Jurassic Park 2, the little girl doing a gymnastics routine and taking down a raptor.
I was SO wanting her to become that Dino's lunch.
My knowledge is far from encyclopedic on this issue, but off the tip of my brain, doesn't it seem like sports movies that end this way are pretty much DESIGNED to do so, so that whatever final game is shown is the "important" one, and anything else would have been laboring to tag on something unnecessary?
Like "Major League," you had the main plot, but they were also able, thoughout the course of the movie, to build the Yankees up into second-level antagonists without slowing down the pace. What's more satisfying: Paying off 90 minutes of the Yankees being the Indian's own personal El Guapo? Or tacking on additional games against teams with no "personality" and having to count on cut-aways to the owner's box in order to have an on-screen villian?
And also: "Miracle" was an awesome movie and all, but it's also 2 and a half hours long as it stands.... you're really telling me it would have benefitted from ANOTHER 20 minutes, just to chronicle an extra game against Luxemborg or whichever fifth-rate world power we had to beat AFTER the Russians? Never was there a wiser execution of the "gloss over the final tidbits and just go with the Animal-House-style freeze-frame captions" at the end of a movie, if you ask me....
Rick
PS: Worst Scene Ever is when the chick from "Saved by the Bell" suddenly busts out kung fu moves in "Showgirls" to beat up a bad guy and prove her toughness. A bunch of us armed with fake IDs showed up the see that dreck its opening weekend, and quickly became appaled at how unthinkably terrible it was. When we burst out laughing at the allegedly-dramatic turning point Kung Fu scene, we got "shushed" by most of the other people in the theatre, and decided to make "Showgirls" the only movie I have ever actually walked out on.

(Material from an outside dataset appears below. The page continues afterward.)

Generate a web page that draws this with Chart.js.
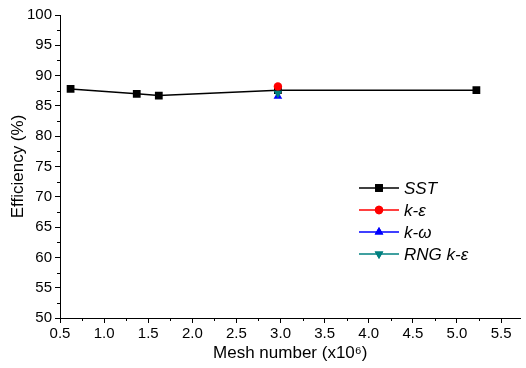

I am not sure if it was intentional, but I laughed out loud when Sheen hit the pavement in The Departed. Visually, it was actually rather comical.
Almost any scene with a kid in any movie. RedsFan75 mentioned Jurassic Park - there were so many awkward scenes with kids in that movie, especially the boy and Neill.
How about Con Air when the guys go after Nick Cages character in the alley. He's a Green Beret, and they go after him. Real smart fellas.
Another thing i could add is almost ALL car chase scenes. What a waste of time, IMO.